Company size: 1001 - 5000

Website LinkedIn See all jobs →

Job description

Team Summary

Our distributed team is looking for an experienced Applied Scientist with a strong background in Large Language models to develop high-performance Generative AI features across Cloud and Edge environments.

Job Summary

In this role you will drive the transition from research to production by optimizing local inference through model compression and quantization for private, real-time Edge performance, while also engineering scalable RAG architectures and multi-agent systems for Cloud deployment. Your daily responsibilities encompass the full research lifecycle, including formulating hypotheses, generating synthetic datasets, fine-tuning LLMs, and validating safety and alignment, ultimately culminating in technical reports.

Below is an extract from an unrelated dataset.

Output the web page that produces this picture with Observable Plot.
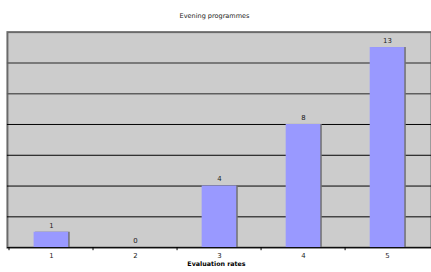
<!DOCTYPE html>
<html>
<head>
<meta charset="utf-8">
<script src="https://cdn.jsdelivr.net/npm/d3@7"></script>
<script src="https://cdn.jsdelivr.net/npm/@observablehq/plot@0.6"></script>
<style>
  html, body { margin: 0; padding: 0; background: #fff; overflow: hidden; }
  #chart { width: 431px; height: 272px; overflow: hidden; }
</style>
</head>
<body>
<div id="chart"></div>
<script>
const rates = ["1", "2", "3", "4", "5"];
const counts = [1, 0, 4, 8, 13];
const gridValues = [2, 4, 6, 8, 10, 12];
const title = "Evening programmes";
const xLabel = "Evaluation rates";

const data = rates.map((r, i) => ({rate: r, count: counts[i]}));
const W = 436, ML = 7;
const bw = (W - ML) / rates.length;
const font = "DejaVu Sans, Verdana, sans-serif";

const chart = Plot.plot({
  width: W,
  height: 272,
  marginTop: 32,
  marginBottom: 22,
  marginLeft: ML,
  marginRight: 0,
  style: {fontFamily: font, fontSize: "7px", background: "#fff", overflow: "visible"},
  x: {type: "band", domain: rates, padding: 0, axis: null},
  y: {domain: [0, 14], axis: null},
  marks: [
    Plot.frame({fill: "#cccccc", stroke: "#6a6a6a", strokeWidth: 2}),
    Plot.ruleY(gridValues, {stroke: d => d >= 10 ? "#5e5e5e" : "#000", strokeWidth: d => d >= 10 ? 1.5 : 1}),
    Plot.barY(data, {x: "rate", y: "count", fill: "#707070", insetLeft: 25, insetRight: 25, dx: 1.5}),
    Plot.barY(data, {x: "rate", y: "count", fill: "#9999ff", insetLeft: 25, insetRight: 25}),
    Plot.text(data, {x: "rate", y: "count", text: d => String(d.count), dy: -7, fill: "#222", fontSize: 7}),
    Plot.ruleY([0], {stroke: "#000", strokeWidth: 1}),
    Plot.ruleX(rates, {x: d => d, dx: -bw / 2, y1: 0, y2: -0.2, stroke: "#000"}),
    Plot.text(rates, {x: d => d, y: 0, text: d => d, dy: 8.5, fill: "#222", fontSize: 7}),
    Plot.text([title], {frameAnchor: "top", lineAnchor: "middle", text: d => d, dy: -16.5, dx: -5, fill: "#222", fontSize: 6.6}),
    Plot.text([xLabel], {frameAnchor: "bottom", lineAnchor: "middle", text: d => d, dy: 17, dx: -3, fill: "#000", fontSize: 6.4, fontWeight: "bold"})
  ]
});
document.getElementById("chart").appendChild(chart);
</script>
</body>
</html>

Responsibilities and Duties

Design and implement advanced methods in prompt orchestration, fine-tuning (SFT/RLHF/DPO), and autonomous agentic workflows
Curate high-quality training data from large-scale text and multi-modal sources
Identify patterns in model hallucinations and visualize evaluation metrics for clear interpretation
Tune hyperparameters and improve inference speed/accuracy through PEFT (LoRA/QLoRA) and advanced prompt engineering
Collaborate with Product and Data Engineering teams to seamlessly integrate LLM features into the broader ecosystem
Track and report progress using industry-standard benchmarks (MMLU, HumanEval, etc.) and custom internal KPIs
Stay at the forefront of the field (e.g., State Space Models, new Transformer variants) and evaluate cutting-edge techniques for production readiness
Engage in continuous technical growth and mentor junior colleagues to elevate the team's expertise

Qualifications and Skills

3+ years of commercial experience in Machine Learning, with a specific focus on the NLP or LLM domain
Strong knowledge of Python3, NumPy, pandas, and modern text-processing libraries, PyTorch and Hugging Face (Transformers, PEFT, Accelerate)
Proficiency in PEFT/LoRA and Reinforcement Learning techniques
Deep understanding of attention mechanisms, tokenization, context window management, and embedding spaces
Practical experience in at least one of the following: Retrieval-Augmented Generation (RAG), Fine-tuning, or Agentic frameworks
Proven ability to manage and analyze massive datasets (>100GB) across text, image, and audio formats
Hands-on experience crafting high-fidelity datasets and building robust data pipelines
Expertise in prompt engineering, agentic framework design, and LLM pipeline orchestration
Experience deploying LLMs to production environments using Triton Inference Server, vLLM, TGI, or ONNX
Good written and spoken English

Nice to have

Practical experience with Pinecone, Weaviate, Milvus, or Chroma
Advanced quantization (GGUF, AWQ, EXL2), pruning, and knowledge distillation
Experience with LangChain, LlamaIndex, or AutoGen
Basic understanding of web/client-server architecture and streaming API responses (Asyncio, aiohttp)
Familiarity with RAGAS, DeepEval, or G-Eval
Experience using Docker, Kubernetes, and cloud GPU orchestration (e.g., Run:ai, Lambda Labs)
Knowledge of C++, Triton, or CUDA for custom kernel development

We offer multiple benefits that include

The environment of equal opportunities, transparent and value-based corporate culture and an individual approach to each team member
Competitive compensation and perks
Gig-contract
21 paid vacation days per year, paid public holidays according to the Ukrainian legislation
Development opportunities like corporate courses, knowledge hubs, and free English classes as well as educational leaves
Medical insurance is provided from day one. Sick leaves and medical leaves are available
Remote working mode is available within Ukraine only
Free meals, fruits, and snacks when working in the office.